Para avanzar en esa idea, un grupo de investigadores ha presentado esta semana en Roma un libro en el que exploran las posibles sinergias entre la protección social y el fomento productivo rural en los países latinos.
Su coordinador y profesor de la Universidad colombiana de Los Andes Jorge Maldonado explica a Efe la escasa interacción hallada entre esos dos tipos de proyectos porque no necesariamente la población a la que van dirigidos es la misma.
«Hay mucha heterogeneidad en el interior de los grupos en las zonas rurales.
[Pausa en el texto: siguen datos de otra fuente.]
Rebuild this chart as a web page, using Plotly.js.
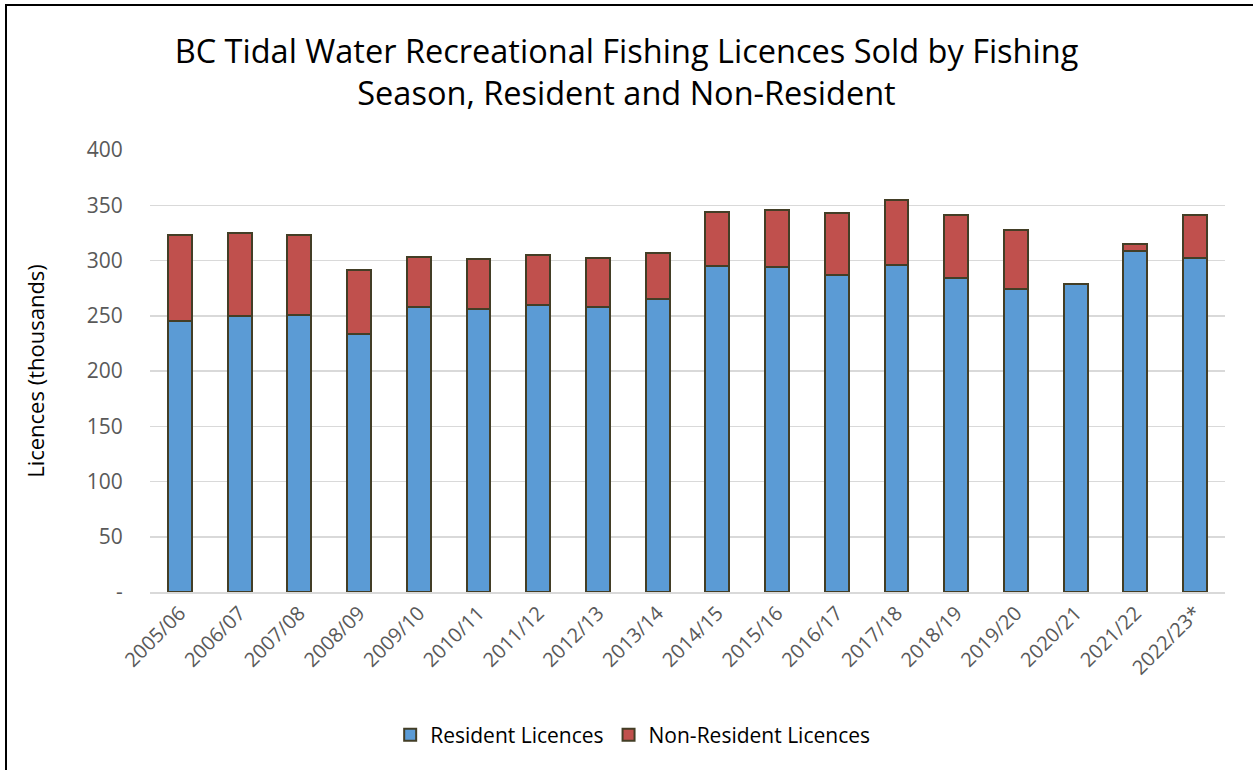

Es probable que algunos grupos sí tengan sinergias y otros no, pero cuando observamos el promedio no se ve tan claramente», añade.
A veces el impacto no se traduce en un aumento de los ingresos familiares, pero sí en una mayor participación de la mujer, más capacidad para reducir los riesgos o el inicio de otras actividades productivas que, sin ayuda, no hubieran salido adelante.
Además, puede que haya que esperar a observar los efectos en las próximas generaciones. «No tiene por qué ser simultáneo, sino que es una secuencia, primero con trasferencias condicionadas y formación de capacidades humanas, y luego con el apoyo a los hogares en términos de productividad agrícola», subraya Maldonado.
Según el estudio, en un país de larga tradición en protección social como México sus importantes programas Oportunidades -que combate la incidencia de la pobreza- y Procampo -que apoya los ingresos de los agricultores que cultivan alimentos básicos para la dieta nacional- han estado funcionando dándose la espalda.
El experto Antonio Yúnez cree que allí las transferencias monetarias a los hogares no han tenido una incidencia fuerte en la producción rural, por lo que hacen falta políticas con un enfoque más territorial y sectorial si se desea reducir la pobreza a largo plazo.
Pocas familias tienen acceso tanto a los programas de asistencia social como a los de desarrollo rural en Brasil, otro de los países pioneros en la región en los que los especialistas reclaman más coordinación política.
Mientras que en ese país se analizaron la iniciativa Bolsa Familia y el Programa Nacional de Fortalecimiento de la Agricultura (PRONAF), en Perú la comparación se hizo con los programas Juntos y Sierra Sur.
La investigadora del Instituto de Estudios Peruanos Úrsula Aldana detalla que las ayudas monetarias de Juntos aumentaron los ingresos de aquellas personas que contaban con más educación y recursos, por lo que echa en falta una mayor atención a los más desfavorecidos.
Evaluar mejor los programas sociales necesita El Salvador, donde se observaron fallos en su implementación, según la publicación.
Y en Colombia, algunos beneficiarios expresaron su temor de ser dados de baja en el programa de transferencias de dinero si entraban en otro.
Unos obstáculos que están haciendo recapacitar a unos países latinoamericanos que, con la experiencia acumulada, deben decidir ahora si ampliar los programas de protección social, crear unos nuevos o conectarlos con otros ya en marcha.